А тут еще Уайт, геопоэтика, Сен-Мало. Даже не верится, что нас объединяет столь многое. Поэтому я попросил моего русского издателя найти Голованова и договориться с ним о встрече в Москве по дороге в Крым. И встреча эта произошла.
Василий не совсем понимал, кого ему рекомендуют. Но как только я произнес имя Уайта, все сразу стало ясно. Он выписал из своего блокнота адреса людей в Крыму, занимающихся геопоэтикой (одному даже прямо при мне позвонил — предупредить, что к нему обратится поляк, знающий Кеннета), сказал, что сам уже давно работает над замыслом описания и переживания пространства вокруг Каспийского моря, где — словно в линзе — сосредоточились бы лучи разных культур и траектории птичьих перелетов, связывающие север с югом. На прощание подарил мне сборник своих эссе «Пространства и лабиринты». Из одного — «Новая таежная философия» — я узнал, что Василий — близкий знакомый Михаила Тарковского[179], бывал у него на Енисее. Для племени «диких гусей» мир и впрямь тесен.

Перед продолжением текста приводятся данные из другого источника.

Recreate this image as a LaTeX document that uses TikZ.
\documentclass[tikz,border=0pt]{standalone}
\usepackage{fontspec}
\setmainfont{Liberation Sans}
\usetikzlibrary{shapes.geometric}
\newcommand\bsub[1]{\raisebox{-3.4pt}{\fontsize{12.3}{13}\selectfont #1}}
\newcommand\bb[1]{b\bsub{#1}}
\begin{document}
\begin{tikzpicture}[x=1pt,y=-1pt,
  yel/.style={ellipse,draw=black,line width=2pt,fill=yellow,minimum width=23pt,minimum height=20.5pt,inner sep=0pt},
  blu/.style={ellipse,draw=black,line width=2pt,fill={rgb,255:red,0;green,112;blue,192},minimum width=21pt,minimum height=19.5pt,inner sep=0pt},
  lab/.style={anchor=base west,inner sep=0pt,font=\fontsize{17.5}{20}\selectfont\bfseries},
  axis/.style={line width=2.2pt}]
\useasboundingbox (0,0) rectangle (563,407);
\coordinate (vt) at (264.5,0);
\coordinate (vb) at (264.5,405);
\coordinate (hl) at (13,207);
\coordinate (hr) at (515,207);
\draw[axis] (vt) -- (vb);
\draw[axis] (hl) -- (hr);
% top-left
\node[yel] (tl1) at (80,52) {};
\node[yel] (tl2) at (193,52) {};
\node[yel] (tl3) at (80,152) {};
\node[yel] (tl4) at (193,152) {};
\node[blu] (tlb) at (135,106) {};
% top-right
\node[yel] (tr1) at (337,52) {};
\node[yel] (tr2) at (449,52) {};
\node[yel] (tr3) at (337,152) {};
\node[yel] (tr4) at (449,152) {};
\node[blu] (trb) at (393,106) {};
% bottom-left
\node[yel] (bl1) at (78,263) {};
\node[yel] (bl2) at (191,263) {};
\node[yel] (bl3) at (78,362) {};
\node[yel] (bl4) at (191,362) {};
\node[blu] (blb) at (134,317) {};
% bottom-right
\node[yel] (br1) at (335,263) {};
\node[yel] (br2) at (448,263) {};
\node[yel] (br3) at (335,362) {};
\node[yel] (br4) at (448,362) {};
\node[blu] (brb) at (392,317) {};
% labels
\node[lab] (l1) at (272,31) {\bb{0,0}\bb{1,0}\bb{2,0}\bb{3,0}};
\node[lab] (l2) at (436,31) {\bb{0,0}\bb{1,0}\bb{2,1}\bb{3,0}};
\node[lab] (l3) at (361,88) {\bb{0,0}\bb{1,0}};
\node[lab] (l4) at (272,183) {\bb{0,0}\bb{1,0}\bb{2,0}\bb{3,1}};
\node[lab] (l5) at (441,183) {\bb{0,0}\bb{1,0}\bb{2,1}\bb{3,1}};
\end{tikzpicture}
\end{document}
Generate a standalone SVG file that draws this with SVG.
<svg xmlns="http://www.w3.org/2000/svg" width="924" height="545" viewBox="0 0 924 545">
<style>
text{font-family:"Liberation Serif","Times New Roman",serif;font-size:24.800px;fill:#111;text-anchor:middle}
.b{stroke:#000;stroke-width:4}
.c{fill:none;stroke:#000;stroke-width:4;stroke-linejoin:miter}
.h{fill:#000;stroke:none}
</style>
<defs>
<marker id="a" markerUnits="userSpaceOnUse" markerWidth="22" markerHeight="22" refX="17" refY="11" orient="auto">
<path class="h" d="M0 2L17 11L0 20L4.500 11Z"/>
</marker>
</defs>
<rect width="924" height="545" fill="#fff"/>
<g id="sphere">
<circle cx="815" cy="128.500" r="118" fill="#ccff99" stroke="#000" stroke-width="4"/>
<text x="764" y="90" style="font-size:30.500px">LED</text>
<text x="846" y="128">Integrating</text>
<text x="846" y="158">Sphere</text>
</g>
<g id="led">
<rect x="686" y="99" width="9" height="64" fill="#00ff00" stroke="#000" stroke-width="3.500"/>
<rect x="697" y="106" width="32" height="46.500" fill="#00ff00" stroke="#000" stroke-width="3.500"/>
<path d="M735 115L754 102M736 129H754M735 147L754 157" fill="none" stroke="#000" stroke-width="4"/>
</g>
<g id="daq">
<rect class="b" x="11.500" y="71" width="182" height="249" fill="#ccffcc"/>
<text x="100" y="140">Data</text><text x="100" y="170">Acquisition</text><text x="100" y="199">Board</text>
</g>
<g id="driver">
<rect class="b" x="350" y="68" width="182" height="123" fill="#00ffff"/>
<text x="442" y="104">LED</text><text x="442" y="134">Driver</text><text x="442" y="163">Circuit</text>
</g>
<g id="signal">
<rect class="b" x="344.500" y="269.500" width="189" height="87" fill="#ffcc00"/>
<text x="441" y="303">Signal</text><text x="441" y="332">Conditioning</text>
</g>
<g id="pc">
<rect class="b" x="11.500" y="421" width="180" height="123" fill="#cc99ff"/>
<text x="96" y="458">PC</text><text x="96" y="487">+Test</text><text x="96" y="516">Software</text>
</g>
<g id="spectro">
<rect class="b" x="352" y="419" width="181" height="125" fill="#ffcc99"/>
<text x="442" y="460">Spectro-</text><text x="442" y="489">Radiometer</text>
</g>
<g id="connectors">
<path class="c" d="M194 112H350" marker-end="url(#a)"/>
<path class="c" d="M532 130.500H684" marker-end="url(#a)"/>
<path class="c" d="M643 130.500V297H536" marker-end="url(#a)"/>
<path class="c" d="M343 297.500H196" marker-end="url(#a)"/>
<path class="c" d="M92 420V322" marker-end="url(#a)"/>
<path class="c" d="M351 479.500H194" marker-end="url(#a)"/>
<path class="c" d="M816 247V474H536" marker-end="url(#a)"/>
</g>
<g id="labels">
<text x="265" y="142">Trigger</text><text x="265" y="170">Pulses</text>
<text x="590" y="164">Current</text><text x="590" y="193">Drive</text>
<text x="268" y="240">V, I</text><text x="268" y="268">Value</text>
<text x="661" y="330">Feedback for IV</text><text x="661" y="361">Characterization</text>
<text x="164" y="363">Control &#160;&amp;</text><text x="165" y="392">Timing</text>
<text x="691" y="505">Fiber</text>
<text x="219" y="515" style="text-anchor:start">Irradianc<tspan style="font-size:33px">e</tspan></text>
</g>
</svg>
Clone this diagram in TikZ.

Польский перевод «Диких лебедей» Уайта прислал мне два года назад Радек Новаковский, переводчик. Он и издал их искусной самодельной книжицей. Обложка — из бумаги ручной выделки — цвета морского песка с отпечатавшимся, словно след, листком. Внутри хайку — каллиграфия, тушью! Радек написал, что сделал всего несколько экземпляров и ищет издателя, который опубликовал бы «Диких лебедей» большим тиражом… Увы, тщетно.